St. Ignatius, the lowest Northern California seed in Division I, is ranked 130th in the state by those same rankings. The Wildcats, who went 1-2 in the CCS Open Division, including a fourth loss to rival Serra, didn’t seem to get the easier road for losing that many of their counterparts were granted. Four spots ahead of SI in the state rankings is Pinole Valley, the NCS Division 3 runner-up. The Spartans have the fifth seed in the Northern California Division III bracket.

While Clayton Valley seemingly wasn’t punished for winning, the same can’t be said across the board. The St. Mary’s-Stockton girls are the top seed in Division I. Had they won their Sac-Joaquin Section (SJS) championship game against Folsom, they could have been included in the Open Division. Folsom did make the Open Division as the fourth seed. If the Bulldogs beat Salesian on Wednesday, they’ll have to travel on Saturday to face Piedmont, the top girls team in all of Northern California.

Mills won the Central Coast Section Division III Girls Basketball Championship. | Twitter/@cifccs

The girls at Mills find themselves in a similar predicament. They beat Santa Cruz on Saturday to win the Central Coast Section (CCS) Division III Championship, the program’s first since 1985. The Vikings are the 14th seed in Division IV and have to travel to Tracy to face Kimball. The Cardinals, on the other hand, have the second seed in Division V.

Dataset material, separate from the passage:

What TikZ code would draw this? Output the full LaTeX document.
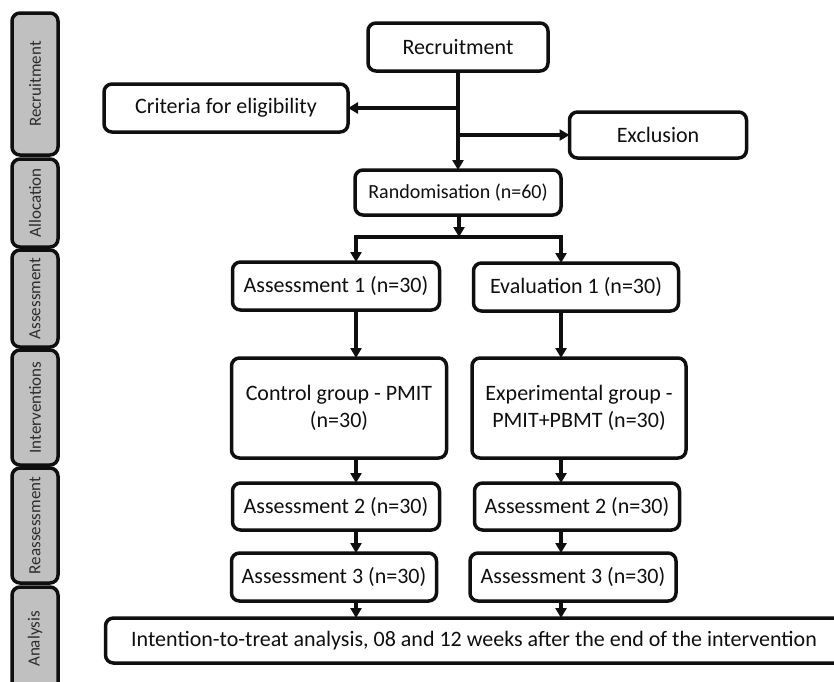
\documentclass[tikz,border=0pt]{standalone}
\usepackage{fontspec}
\setmainfont{Carlito}
\usepackage{tikz}
\usetikzlibrary{arrows.meta,positioning}
\usepackage{xcolor}
\definecolor{ink}{RGB}{15,15,15}
\definecolor{tabfill}{RGB}{192,192,192}
\definecolor{tabtext}{RGB}{45,45,45}
\tikzset{
  box/.style={draw=ink,line width=3.5pt,rounded corners=8pt,inner sep=2pt,outer sep=0pt,
    align=center,text=ink,font=\fontsize{22}{27}\selectfont},
  rnd/.style={font=\fontsize{20}{24}\selectfont},
  tab/.style={draw=ink,fill=tabfill,line width=3.5pt,rounded corners=8pt,rotate=90,
    minimum height=46pt,inner sep=0pt,outer sep=0pt,text=tabtext,font=\fontsize{17}{20}\selectfont},
  arr/.style={-{Triangle[length=10pt,width=11pt]},line width=3.2pt,ink},
}

\begin{document}
\begin{tikzpicture}[x=1pt,y=-1pt]
\clip (0,0) rectangle (834,681);
\fill[white] (0,0) rectangle (834,681);

% phase tabs
\node[tab,minimum width=142pt] (tRec) at (35,84) {Recruitment};
\node[tab,minimum width=88pt] (tAll) at (35,203) {Allocation};
\node[tab,minimum width=97pt] (tAss) at (35,298.5) {Assessment};
\node[tab,minimum width=115pt] (tInt) at (35,407.5) {Interventions};
\node[tab,minimum width=115pt] (tRea) at (35,525.5) {Reassessment};
\node[tab,minimum width=104pt] (tAna) at (35,639) {Analysis};

% recruitment and allocation
\node[box,minimum width=180pt,minimum height=48pt] (R) at (458,47) {Recruitment};
\node[box,minimum width=244pt,minimum height=48pt] (C) at (226,108) {Criteria for eligibility};
\node[box,minimum width=177pt,minimum height=46pt] (E) at (658,135) {Exclusion};
\node[box,rnd,minimum width=206pt,minimum height=45pt,below=99pt of R] (Rd) {Randomisation (n=60)};

% left arm
\node[box,minimum width=207pt,minimum height=48pt] (A1) at (336,286) {Assessment 1 (n=30)};
\node[box,minimum width=215pt,minimum height=100pt,below=48pt of A1,xshift=3pt] (Ctl)
  {Control group - PMIT\\(n=30)};
\node[box,minimum width=207pt,minimum height=47pt,below=25pt of Ctl,xshift=-3pt] (A2) {Assessment 2 (n=30)};
\node[box,minimum width=205pt,minimum height=48pt,below=23pt of A2,xshift=-2pt] (A3) {Assessment 3 (n=30)};

% right arm
\node[box,minimum width=205pt,minimum height=48pt] (E1) at (576,287) {Evaluation 1 (n=30)};
\node[box,minimum width=214pt,minimum height=100pt,below=47pt of E1,xshift=3pt] (Exp)
  {Experimental group -\\PMIT+PBMT (n=30)};
\node[box,minimum width=205pt,minimum height=47pt,below=25pt of Exp,xshift=-2pt] (A2r) {Assessment 2 (n=30)};
\node[box,minimum width=206pt,minimum height=48pt,below=23pt of A2r,xshift=-4pt] (A3r) {Assessment 3 (n=30)};

% analysis
\node[box,minimum width=737pt,minimum height=45pt] (ITT) at (474,640.5)
  {Intention-to-treat analysis, 08 and 12 weeks after the end of the intervention};

% columns of the arms
\coordinate (split) at (459,237);
\coordinate (colL) at (356,237);
\coordinate (colR) at (561,237);

% edges
\draw[arr] (R) -- (Rd);
\draw[arr] (C.east -| R.south) -- (C.east);
\draw[arr] (E.west -| R.south) -- (E.west);
\draw[arr] (Rd.south -| split) -- (split);
\draw[arr] (split) -| (colL |- A1.north);
\draw[arr] (split) -| (colR |- E1.north);
\draw[arr] (A1.south -| colL) -- (Ctl.north -| colL);
\draw[arr] (Ctl.south -| colL) -- (A2.north -| colL);
\draw[arr] (A2.south -| colL) -- (A3.north -| colL);
\draw[arr] (A3.south -| colL) -- (ITT.north -| colL);
\draw[arr] (E1.south -| colR) -- (Exp.north -| colR);
\draw[arr] (Exp.south -| colR) -- (A2r.north -| colR);
\draw[arr] (A2r.south -| colR) -- (A3r.north -| colR);
\draw[arr] (A3r.south -| colR) -- (ITT.north -| colR);
\end{tikzpicture}
\end{document}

“It’s interesting for sure,” Mills co-head coach Justin Matsu said. “Not sure of the process in which they rank teams for this, but it almost feels like the teams that lose get awarded with better seeding. I wish we would just go back to how it was when I played at Serra, where you had enrollment-based divisions.”

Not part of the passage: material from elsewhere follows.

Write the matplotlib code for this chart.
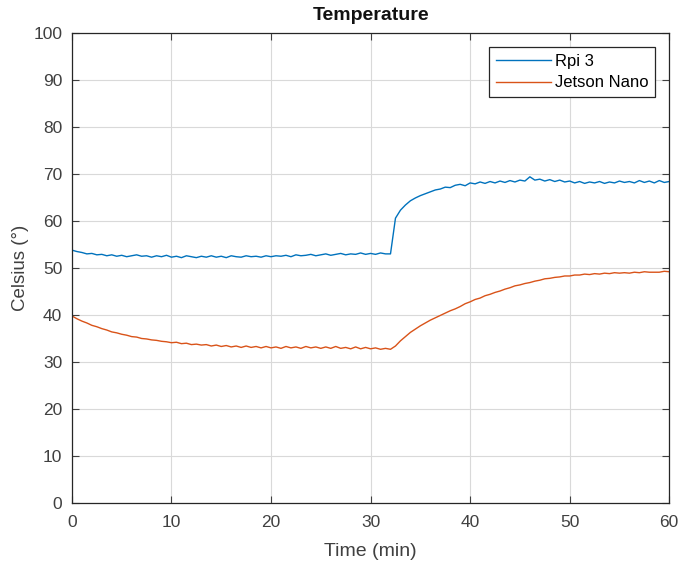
import numpy as np
import matplotlib.pyplot as plt

# ==========================================================
# Data (0.5 min sampling)
# ==========================================================

time_min = np.arange(0, 60.5, 0.5)

rpi3 = [
    53.8, 53.5, 53.3, 53.0, 53.1, 52.8, 52.9, 52.6, 52.8, 52.5,
    52.7, 52.4, 52.6, 52.8, 52.5, 52.6, 52.3, 52.6, 52.4, 52.7,
    52.3, 52.5, 52.2, 52.6, 52.4, 52.2, 52.5, 52.3, 52.6, 52.3,
    52.5, 52.2, 52.6, 52.4, 52.3, 52.6, 52.4, 52.5, 52.3, 52.6,
    52.4, 52.6, 52.5, 52.7, 52.4, 52.8, 52.6, 52.7, 52.9, 52.6,
    52.8, 53.0, 52.7, 52.9, 53.1, 52.8, 53.0, 52.9, 53.2, 52.9,
    53.1, 52.9, 53.2, 53.0, 53.0, 60.6, 62.3, 63.4, 64.3, 64.9,
    65.4, 65.8, 66.2, 66.6, 66.8, 67.2, 67.1, 67.6, 67.8, 67.5,
    68.1, 67.9, 68.3, 68.0, 68.4, 68.1, 68.5, 68.2, 68.6, 68.3,
    68.7, 68.5, 69.4, 68.7, 68.9, 68.5, 68.8, 68.4, 68.7, 68.3,
    68.5, 68.1, 68.4, 68.0, 68.3, 68.1, 68.4, 68.0, 68.3, 68.1,
    68.5, 68.2, 68.4, 68.1, 68.6, 68.2, 68.5, 68.1, 68.6, 68.2,
    68.4,
]

jetson_nano = [
    39.8, 39.2, 38.7, 38.3, 37.8, 37.5, 37.1, 36.8, 36.4, 36.2,
    35.9, 35.7, 35.4, 35.3, 35.0, 34.9, 34.7, 34.6, 34.4, 34.3,
    34.1, 34.2, 33.9, 34.0, 33.7, 33.8, 33.6, 33.7, 33.4, 33.6,
    33.3, 33.5, 33.2, 33.4, 33.1, 33.4, 33.1, 33.3, 33.0, 33.3,
    33.0, 33.2, 32.9, 33.3, 33.0, 33.2, 32.9, 33.3, 33.0, 33.2,
    32.9, 33.2, 32.9, 33.3, 32.9, 33.1, 32.8, 33.2, 32.8, 33.1,
    32.8, 33.0, 32.7, 32.9, 32.7, 33.4, 34.5, 35.4, 36.3, 37.0,
    37.7, 38.3, 38.9, 39.4, 39.9, 40.4, 40.9, 41.3, 41.8, 42.4,
    42.8, 43.3, 43.6, 44.1, 44.4, 44.8, 45.1, 45.5, 45.8, 46.2,
    46.4, 46.7, 46.9, 47.2, 47.4, 47.7, 47.8, 48.0, 48.1, 48.3,
    48.3, 48.5, 48.5, 48.7, 48.6, 48.8, 48.7, 48.9, 48.8, 49.0,
    48.9, 49.0, 48.9, 49.1, 49.0, 49.2, 49.1, 49.1, 49.1, 49.3,
    49.2,
]

x_ticks = [0, 10, 20, 30, 40, 50, 60]
y_ticks = [0, 10, 20, 30, 40, 50, 60, 70, 80, 90, 100]

# ==========================================================
# Figure
# ==========================================================

plt.rcParams["font.family"] = ["Liberation Sans", "DejaVu Sans"]

fig = plt.figure(figsize=(6.85, 5.63), dpi=100)
ax = fig.add_axes([0.105, 0.1066, 0.872, 0.8348])

ax.plot(time_min, rpi3, color="#0072BD", linewidth=1.0, label="Rpi 3")
ax.plot(time_min, jetson_nano, color="#D95319", linewidth=1.0, label="Jetson Nano")

ax.set_xlim(0, 60)
ax.set_ylim(0, 100)
ax.set_xticks(x_ticks)
ax.set_yticks(y_ticks)

ax.tick_params(
    direction="in",
    length=5,
    width=0.8,
    top=True,
    right=True,
    labelsize=12.5,
    colors="#404040",
)
ax.tick_params(axis="x", pad=9)
ax.tick_params(axis="y", pad=7)

for spine in ax.spines.values():
    spine.set_color("#262626")
    spine.set_linewidth(0.9)

ax.grid(True, color="#d9d9d9", linewidth=0.8)
ax.set_axisbelow(True)

ax.set_title("Temperature", fontsize=14, fontweight="bold", color="#111111", pad=9)
ax.set_xlabel("Time (min)", fontsize=14, color="#404040", labelpad=9)
ax.set_ylabel("Celsius (°)", fontsize=13.5, color="#404040", labelpad=3)

leg = ax.legend(
    loc="upper right",
    fontsize=12,
    fancybox=False,
    edgecolor="#262626",
    framealpha=1,
    handlelength=3.3,
    handletextpad=0.25,
    borderpad=0.4,
    borderaxespad=0.85,
    labelspacing=0.4,
)
leg.get_frame().set_linewidth(0.9)

fig.savefig("out.png", dpi=100)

Justin Matsu (11) was on Serra's 2016 Division II State Championship team. | Twitter/@CIFState

"You could look at it two different ways," said CIF Associate Executive Director Brian Seymour. You could see that the team that won was given a lower seed, or you could look at it as the team that won earned the right to play against better teams in a higher division."

Sending the best of the best to the Open Division and then splitting the rest of the field up based on school size, like the CCS does, has its own set of imperfections. Different sections have different enrollment cutoffs. When Matsu’s Serra team won the Division II State Championship in 2016, his junior year, it was against Long Beach Poly, a school of 4,000 kids, or roughly 2,000 boys. Serra has 860. A year later, Mission became the first San Francisco public school to win a state title in program history, doing so against Villa Park (Orange County). Mission’s enrollment sits around 1,000; Villa Park’s is near 2,200.

Then there’s the matter of Division V, which used to be reserved for schools with fewer than 500 students. University made the Division V State Championship Game in 2015, and lost by 25 to Sierra Canyon. That Sierra Canyon team was led by Remy Martin, who went on to play at Arizona State and Kansas, future UCLA star Cody Riley and Adam Seiko, who now plays for San Diego State.

University opened that Division V run against Trinity, a school of 350. The Wolves made the trip from Weaverville, a town of under 4,000, and lost to the Red Devils by 40.

The current system is hardly better for small public schools. Mount Shasta, with less than 300 students, won the Northern California Division V title in 2019. The entire student body descended on the Golden 1 Center for the state title game, where the Bears lost to Foothill-Bakersfield, a school with nearly 2,000 students enrolled.

"When you have ten sections that run their own sections with their own type of variations, you're gonna get some anomalies," Seymour said. "This current system is always evolving, and we need to respect how sections conduct their championships."

Governing California is undoubtedly hard, whether it’s managing the state’s water supply or trying to create the best possible system to determine a state basketball champion. While the state’s North-South divide and its diversity makes California such a fascinating place, it also provides a unique set of obstacles that manifest themselves in countless ways, including for those tasked with setting up the state’s basketball championships.